You're reading: Poroshenko submits controversial tax draft law to parliament

Ukrainian President Petro Poroshenko has submitted to parliament a controversial draft law, known as the Exit Capital Tax, or ECT, the president said during a meeting with businesses on July, 4 at the InterContinental Hotel.

“This is honest in relation to the state, honest in relation to taxpayers, especially since economic growth also increases profit,” Poroshenko said.

The draft law – which was shepherded through parliament by Poroshenko’s former Roshen accountant and current member of parliament Nina Yuzhanina – was held up for four months because of the position of international partners such as the International Monetary Fund.

Back in March, the IMF warned that the hasty adoption of the law by parliament will affect its further cooperation with Ukraine and therefore further delay financial support. The IMF’s $17.5 billion lending program has been frozen for more than a year after disbursements of $8.4 billion, because of Ukraine’s unwillingness to meet the lender’s conditions.

“(The) submission of this proposal would take us further away from being able to complete the pending program review. We therefore strongly urge you not to submit this draft law to parliament,” the IMF wrote, according to a Facebook post by Dmytro Shymkiv, deputy head of the Presidential Administration, on March 13.

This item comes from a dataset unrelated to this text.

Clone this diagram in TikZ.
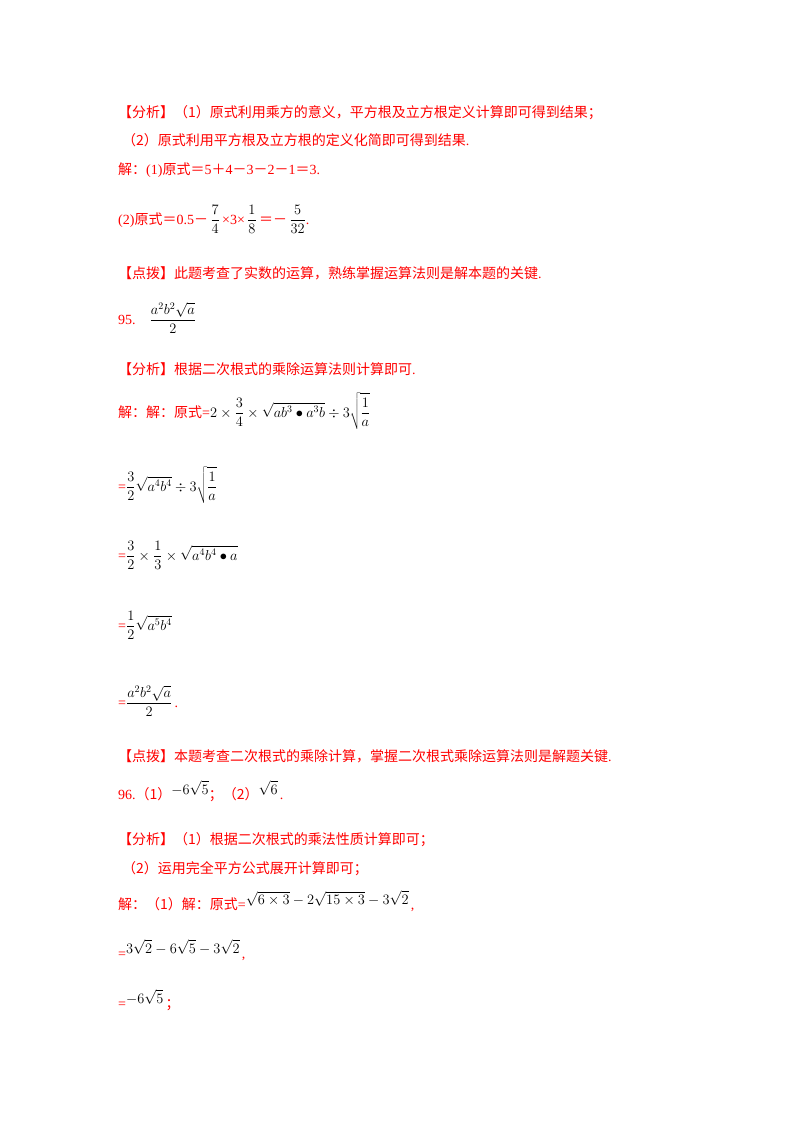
\documentclass[tikz,border=0pt]{standalone}
\usepackage{fontspec}
\setmainfont{Liberation Serif}
\newfontfamily\cjk{Noto Sans CJK SC}
\newcommand{\zh}[1]{{\cjk #1}}
\newcommand{\mth}[1]{{\color{black}$\displaystyle #1$}}
\tikzset{ln/.style={anchor=base west,inner sep=0pt,text=red,font=\fontsize{14}{16}\selectfont}}
\begin{document}
\begin{tikzpicture}[x=1pt,y=-1pt]
\useasboundingbox[fill=white] (0,0) rectangle (800,1132);
\node[ln] (l1) at (118,117) {\zh{【分析】（1）原式利用乘方的意义，平方根及立方根定义计算即可得到结果；}};
\node[ln] (l2) at (122,145) {\zh{（2）原式利用平方根及立方根的定义化简即可得到结果}.};
\node[ln] (l3) at (118,174) {\zh{解：}(1)\zh{原式＝}5\zh{＋}4\zh{－}3\zh{－}2\zh{－}1\zh{＝}3.};
\node[ln] (l4) at (118,224) {(2)\zh{原式＝}0.5\zh{－}\,\mth{\frac{7}{4}}\,{\color{red}×3×}\,\mth{\frac{1}{8}}\,\zh{＝－}\,\mth{\frac{5}{32}}.};
\node[ln] (l5) at (118,278) {\zh{【点拨】此题考查了实数的运算，熟练掌握运算法则是解本题的关键}.};
\node[ln] (l6) at (118,324) {95.\quad\mth{\frac{a^2b^2\sqrt{a}}{2}}};
\node[ln] (l7) at (118,374) {\zh{【分析】根据二次根式的乘除运算法则计算即可}.};
\node[ln] (l8) at (118,417) {\zh{解：解：原式}=\mth{2\times\frac{3}{4}\times\sqrt{ab^3\bullet a^3b}\div 3\sqrt{\frac{1}{a}}}};
\node[ln] (l9) at (118,491) {=\mth{\frac{3}{2}\sqrt{a^4b^4}\div 3\sqrt{\frac{1}{a}}}};
\node[ln] (l10) at (118,560) {=\mth{\frac{3}{2}\times\frac{1}{3}\times\sqrt{a^4b^4\bullet a}}};
\node[ln] (l11) at (118,630) {=\mth{\frac{1}{2}\sqrt{a^5b^4}}};
\node[ln] (l12) at (118,707) {=\mth{\frac{a^2b^2\sqrt{a}}{2}}\,.};
\node[ln] (l13) at (118,761) {\zh{【点拨】本题考查二次根式的乘除计算，掌握二次根式乘除运算法则是解题关键}.};
\node[ln] (l14) at (118,799) {96.\zh{（1）}\raisebox{5pt}{\mth{-6\sqrt{5}}}\zh{；（2）}\raisebox{5pt}{\mth{\sqrt{6}}}\,.};
\node[ln] (l15) at (118,844) {\zh{【分析】（1）根据二次根式的乘法性质计算即可；}};
\node[ln] (l16) at (122,873) {\zh{（2）运用完全平方公式展开计算即可；}};
\node[ln] (l17) at (118,909) {\zh{解：（1）解：原式}=\raisebox{5pt}{\mth{\sqrt{6\times3}-2\sqrt{15\times3}-3\sqrt{2}}}\,,};
\node[ln] (l18) at (118,958) {=\raisebox{5pt}{\mth{3\sqrt{2}-6\sqrt{5}-3\sqrt{2}}}\,,};
\node[ln] (l19) at (118,1008) {=\raisebox{5pt}{\mth{-6\sqrt{5}}}\,\zh{；}};
\end{tikzpicture}
\end{document}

“The IMF feels that the benefits of the new rules are not clear cut, while the risks are that it could actually cut revenues. Experience in other countries (of a similar tax system) is not yet compelling,” said London-based analyst Timothy Ash. “The government should be focusing on much more important priorities, for example improving the efficiency of the state fiscal services.”

If approved, the new tax might bring to the budget less than the current corporate income tax during the first two years, but this would be reversed in the third year as income substantially increases, according to Ukrainska Pravda news agency. This would result in a 7 percent annual gross domestic product growth, instead of the current 2-3 percent.

Grigol Katamadze, president of the Ukrainian Taxpayers Association, says that the proposed law would be a positive improvement for the country.

“There was over a trillion hryvnias unpaid in corporate income tax, and this tax needs to be changed,” Katamadze said. “(ECT) will stimulate the Ukrainian producer as well as the foreign investor by allowing them to reinvest in production.”